A — Centralized orchestrator (senior engineer trap)

This is the closest wrong answer. A central controller with per-step timeouts and DB state feels right — it's structured, it has retry logic, it has visibility.

The problem: it's sequential by default. Planner and Researcher still run one after the other unless you explicitly add parallel execution logic. You're basically hand-building a DAG imperatively, and you'll do it badly. Every new dependency becomes a code change.

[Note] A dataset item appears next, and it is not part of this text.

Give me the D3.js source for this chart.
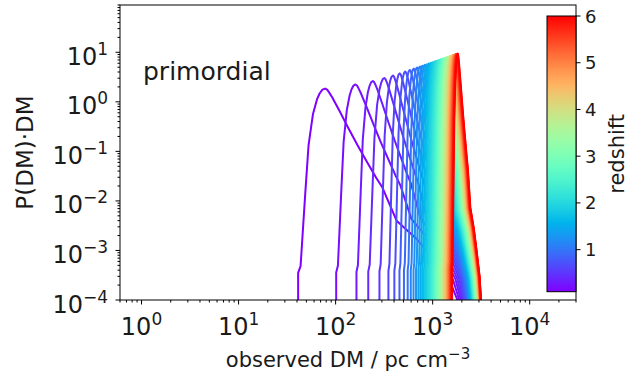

Why it traps senior engineers: it looks like "proper architecture" but it's just imperative orchestration with extra ceremony.

Joud Awad • Jun 4

B — Choreography via event bus

Works well for loosely coupled, fire-and-forget pipelines (order placed → invoice generated → email sent). But your pipeline has tight dependencies — Coder literally cannot start without both Planner AND Researcher finishing.

With pure choreography, there's no natural "wait for these two" primitive. You'd have to build coordination logic inside the agents themselves. Now your Coder is doing orchestration work. That's worse than your current problem.

Rule of thumb: choreography for independence, orchestration for dependency.

Joud Awad • Jun 4

D — Supervisor pattern

A supervisor meta-agent that monitors, detects failures, and reroutes is a great layer on top of C — for human escalation, anomaly detection, or dynamic rerouting when the DAG can't handle it.

As a base orchestration model? It adds latency (every decision goes through the supervisor), a single point of failure, and doesn't solve the dependency problem at all. The supervisor still needs to know the execution order — which is just an implicit DAG inside the supervisor's brain.

Use it as resilience on top of C. Not instead of C.